Miss Elliott? Argh, I remember her!
All seriousness aside, I think we all know what's going on here. Irregardless (ouch, I'm sorry Miss Elliott, that's "regardless"!) of whether we think of this as a problem for humans (expert or otherwise) or for computers, there's a clustering problem. We have a bunch of uses of some word in texts. Some expert(s) have eyeballed a subset of these tokens-in-text and decided to make N clusters, which are the N senses. Later on someone else comes along and tries to cluster a new set of tokens-in-text using these same N clusters (and still later we get a computer to try to replicate those clusters-of-tokens).

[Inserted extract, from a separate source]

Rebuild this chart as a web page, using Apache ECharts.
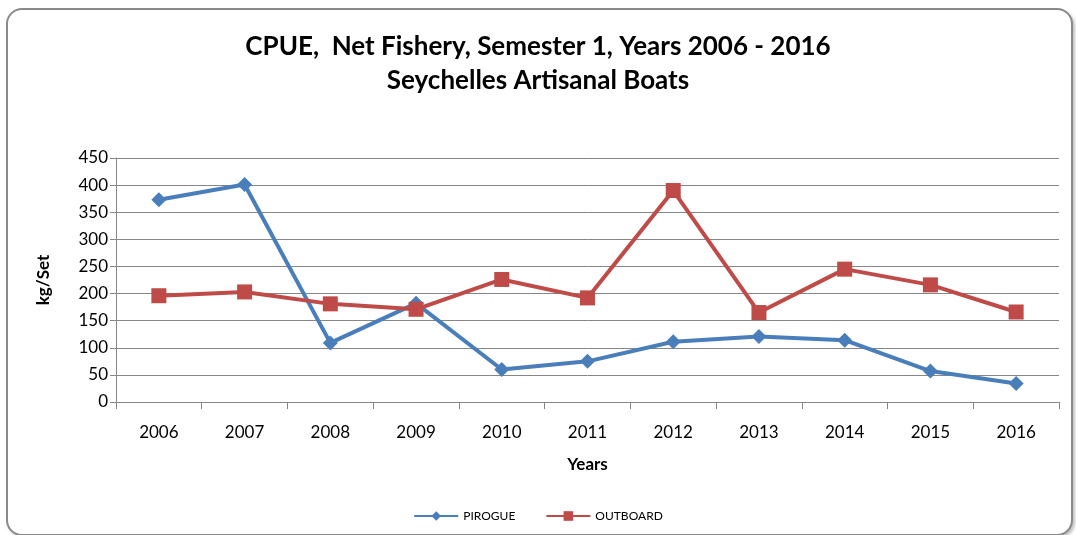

But who's to say what N should be? It is well known that given M experts who are asked to create senses based on the same corpus, for any moderately polysemous word you'll get at least M different Ns. (Look at any two dictionaries.) So asking those M experts to tag senses according to the N senses chosen by one of those experts is asking someone to perform a task that they don't really believe in. If you got those experts in a room, you'd have http://www.arthermitage.org/Adriaen-van-Ostade/Brawl.html.
Granted, when experts tag word tokens for sense as input to a machine learning algorithm, they probably aren't the experts who created the N sense clusters in the first place. But I can still hear them saying, "What idiot broke things up this way? Can you say, 'Gerrymandering'?"
(And no, I did not like the way Miss Elliott diagrammed sentences. Unfortunately, when I did my PhD, I found out she was right.)